Mais très vite l’image de la chair y connote également
la corruptibilité organique et c’est alors « le dégradé avilissant,
la visqueuse matière interstitielle des banlieues » et « leurs
cancéreuses auréoles » qui viennent ponctuer l’évocation. Au contraire du sang qui
suggère dans le texte l’image d’une vie qui se virilise, la chair engrange,
elle, une image féminine de la mort. Le comparatif d’infériorité, « […] cet embonpoint
moins pléthorique encore que gangreneux » induit deux
représentations de la carnation et deux degrés de corruptibilité ; l’une
positive étymologiquement liée au sémantisme du verbe séduire, l’autre négative
qui est associée à la pourriture. Le sème / opulence / - encore perçue
dans l’occurrence du terme « embonpoint » lorsqu’il est suivi de
l’adjectif « pléthorique » - connote l’excès de chair, une
beauté plantureuse, celle qui appelle la métaphore adjectivale et superlative :
« beauté la plus mûre et la plus glorieuse d’avoir été fatiguée par les
siècles ». Dans la poésie du XVIème siècle, que le thème
ovidien de la belle endormie inspire volontiers,
l’ « embonpoint » est une occurrence positive du portrait
féminin :
« Un
grasselet embonpoint
Une fesse rebondie,
Une poitrine arrondie
En deux monteletz bossus
Le bras de la belle est généralement « rond[5] »
son jarret « charnu », sa hanche « vigoureuse » et « d’un embonpoint rebondi[6] ».
Si je me risque à suggérer cette matrice
renaissante, c’est parce qu’elle me semble actualiser dans « Le Grand
Jeu[7] »
notamment, la « fécondité des grands nuages blancs de juin sur les
prairies vertes » elle-même comparée à des « veines bleues qui
deviennent lait dans une mamelle[8] »
un peu plus loin, comparaison qui ferait de manière tout à fait appropriée
échos à l’image de la « Ville tranchée net [et]saignante d’un vif
sang noir d’asphalte […] sur la plus grasse, la plus abandonnée, la plus secrète
des campagnes bocagères[9] ».
De “la forme d’une ville” à la physionomie
d’une femme, il n’y a qu’un pas que Gracq n’hésite pas à franchir. L’analogie
est fondée sur l’attraction que chacune d’elle est susceptible d’exercer sur
l’homme. Pour Pierre Citron, l’illustration la plus suggestive d’un être vivant
à provoquer, sous forme de duel ou de conquête amoureuse, se trouve dans le
« A nous deux maintenant ![10] »
de Rastignac s’adressant à Paris.
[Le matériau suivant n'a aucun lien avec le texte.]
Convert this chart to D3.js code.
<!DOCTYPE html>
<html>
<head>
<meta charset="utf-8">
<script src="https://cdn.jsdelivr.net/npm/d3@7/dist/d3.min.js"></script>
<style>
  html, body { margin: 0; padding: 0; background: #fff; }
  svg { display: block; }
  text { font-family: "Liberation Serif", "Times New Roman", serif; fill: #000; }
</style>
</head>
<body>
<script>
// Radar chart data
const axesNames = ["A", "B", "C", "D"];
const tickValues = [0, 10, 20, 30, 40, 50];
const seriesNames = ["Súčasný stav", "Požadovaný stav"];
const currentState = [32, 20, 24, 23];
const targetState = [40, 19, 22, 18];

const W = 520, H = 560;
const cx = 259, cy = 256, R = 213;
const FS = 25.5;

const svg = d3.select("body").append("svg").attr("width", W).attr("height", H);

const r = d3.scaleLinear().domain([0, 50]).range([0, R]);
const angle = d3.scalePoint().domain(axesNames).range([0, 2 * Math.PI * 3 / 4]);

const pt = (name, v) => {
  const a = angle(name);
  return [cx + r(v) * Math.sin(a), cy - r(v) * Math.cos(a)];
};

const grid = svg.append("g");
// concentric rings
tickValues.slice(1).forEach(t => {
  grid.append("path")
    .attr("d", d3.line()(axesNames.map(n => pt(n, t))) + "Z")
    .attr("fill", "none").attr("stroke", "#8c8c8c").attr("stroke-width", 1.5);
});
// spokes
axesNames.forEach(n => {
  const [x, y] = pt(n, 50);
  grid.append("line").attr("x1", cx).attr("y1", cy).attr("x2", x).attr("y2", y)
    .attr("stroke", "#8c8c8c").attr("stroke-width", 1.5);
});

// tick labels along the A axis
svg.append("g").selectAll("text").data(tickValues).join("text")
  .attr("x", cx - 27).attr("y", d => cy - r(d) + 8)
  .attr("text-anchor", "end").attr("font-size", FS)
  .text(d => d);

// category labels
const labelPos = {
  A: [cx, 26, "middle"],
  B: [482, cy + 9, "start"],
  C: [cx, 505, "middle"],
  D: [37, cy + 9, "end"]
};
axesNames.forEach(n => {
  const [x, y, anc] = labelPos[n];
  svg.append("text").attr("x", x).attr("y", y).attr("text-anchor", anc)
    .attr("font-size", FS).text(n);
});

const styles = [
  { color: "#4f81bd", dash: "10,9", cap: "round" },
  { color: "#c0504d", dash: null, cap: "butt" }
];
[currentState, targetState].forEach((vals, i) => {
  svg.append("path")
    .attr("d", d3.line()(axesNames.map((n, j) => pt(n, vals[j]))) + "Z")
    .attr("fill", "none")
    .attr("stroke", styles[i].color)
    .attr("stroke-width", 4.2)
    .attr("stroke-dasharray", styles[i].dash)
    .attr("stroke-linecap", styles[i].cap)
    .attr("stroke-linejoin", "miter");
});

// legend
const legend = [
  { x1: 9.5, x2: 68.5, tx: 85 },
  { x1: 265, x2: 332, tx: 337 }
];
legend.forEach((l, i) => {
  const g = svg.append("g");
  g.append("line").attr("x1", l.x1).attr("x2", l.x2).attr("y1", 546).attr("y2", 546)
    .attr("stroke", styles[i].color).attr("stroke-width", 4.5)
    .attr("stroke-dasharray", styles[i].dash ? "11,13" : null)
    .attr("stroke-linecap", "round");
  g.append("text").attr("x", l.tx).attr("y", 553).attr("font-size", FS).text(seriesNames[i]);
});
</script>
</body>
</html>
Or c’est précisément cette apostrophe que
cite « Paris à l’aube[11] ».
De nombreuses métropoles, ont été ainsi comparées à des maîtresses dont on
vanterait les voluptés ou des courtisanes qu’il faudrait conquérir ; la
périphrase la plus couramment employée pour désigner la ville de Babylone
n’est-elle pas celle de « la grande prostituée » précisément ?
Bien que / luxure / dans le poème liminaire ne soit jamais un
sème actualisé, il existe implicitement dans le système descriptif de la chair et est suggéré de manière paronomastique par le superlatif « les
constructions les plus superflues, les plus abandonnées au luxe » dans le texte
auquel succède l’énumération des « palaces », « dancings »
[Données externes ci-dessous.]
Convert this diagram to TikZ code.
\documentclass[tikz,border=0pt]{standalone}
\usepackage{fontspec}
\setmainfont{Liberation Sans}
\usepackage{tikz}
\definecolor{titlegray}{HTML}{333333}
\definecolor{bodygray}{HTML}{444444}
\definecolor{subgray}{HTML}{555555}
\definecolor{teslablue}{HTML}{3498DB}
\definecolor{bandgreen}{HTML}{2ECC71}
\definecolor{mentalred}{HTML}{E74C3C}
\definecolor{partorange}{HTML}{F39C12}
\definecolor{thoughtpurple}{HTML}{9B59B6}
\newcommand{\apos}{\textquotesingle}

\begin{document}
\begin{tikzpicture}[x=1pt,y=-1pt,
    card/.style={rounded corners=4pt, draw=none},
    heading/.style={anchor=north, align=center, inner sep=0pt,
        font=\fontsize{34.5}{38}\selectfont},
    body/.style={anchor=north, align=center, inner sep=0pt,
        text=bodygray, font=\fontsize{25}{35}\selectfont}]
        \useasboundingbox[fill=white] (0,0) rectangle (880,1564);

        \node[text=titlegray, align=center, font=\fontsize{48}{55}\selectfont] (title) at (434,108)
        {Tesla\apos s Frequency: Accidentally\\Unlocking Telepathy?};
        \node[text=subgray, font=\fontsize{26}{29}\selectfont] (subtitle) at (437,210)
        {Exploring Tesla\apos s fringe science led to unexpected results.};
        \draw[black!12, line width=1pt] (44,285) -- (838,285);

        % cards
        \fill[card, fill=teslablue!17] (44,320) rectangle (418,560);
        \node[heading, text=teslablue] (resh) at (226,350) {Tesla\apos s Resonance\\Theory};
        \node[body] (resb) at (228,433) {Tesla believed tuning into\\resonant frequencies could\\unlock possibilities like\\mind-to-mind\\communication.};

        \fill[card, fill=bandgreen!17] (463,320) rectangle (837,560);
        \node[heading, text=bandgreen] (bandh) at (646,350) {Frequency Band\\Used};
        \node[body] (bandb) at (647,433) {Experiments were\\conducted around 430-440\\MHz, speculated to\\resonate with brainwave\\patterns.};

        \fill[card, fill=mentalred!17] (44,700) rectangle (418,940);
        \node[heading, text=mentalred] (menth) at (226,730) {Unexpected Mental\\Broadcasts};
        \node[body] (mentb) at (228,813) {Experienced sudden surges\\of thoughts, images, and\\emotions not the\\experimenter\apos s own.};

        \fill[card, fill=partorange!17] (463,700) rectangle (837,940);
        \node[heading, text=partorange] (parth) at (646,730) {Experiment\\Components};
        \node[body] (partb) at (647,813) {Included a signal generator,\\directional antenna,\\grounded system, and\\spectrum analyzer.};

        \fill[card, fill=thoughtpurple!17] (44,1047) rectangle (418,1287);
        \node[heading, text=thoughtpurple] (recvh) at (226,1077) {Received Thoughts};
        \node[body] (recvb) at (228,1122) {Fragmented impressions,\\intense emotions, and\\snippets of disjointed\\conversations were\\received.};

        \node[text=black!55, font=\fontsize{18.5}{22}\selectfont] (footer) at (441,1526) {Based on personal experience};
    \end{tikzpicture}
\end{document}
et plus loin, l’occurrence du syntagme
« perron du casino ». La mollesse pourtant - image d’une
liquéfaction heureuse dans la topique érotique conventionnelle -, se charge de
connotations négatives et du champ lexical de la chair (« embonpoint […]
pléthorique ») on glisse progressivement vers celui de l’histologie, que
supposent les « visqueuse matière interstitielle des banlieues »
et autres « auréole cancéreuse » ou encore l’adjectif
« gangreneux ». Dans cette lutte entre le principe masculin
et le principe féminin qui sexualise le paysage en le donnant à voir dans sa
bi-polarisation, l’adjectif nous
donne à voir l’image d’un paysage
urbain, menacé par la féminité sournoise de la mort,
liquéfiant le solide (l’adjectif
« gangreneux »
désigne en effet la destruction des tissus lorsque ceux-ci ne sont plus
irrigués par la circulation sanguine, le même motif apparaît dans
« Written in water », où le narrateur « condamné à [la]
malédiction de l’épaisseur » compare son corps à « une outre plombée,
pourrissant comme tout ce qui a ventre[12] »).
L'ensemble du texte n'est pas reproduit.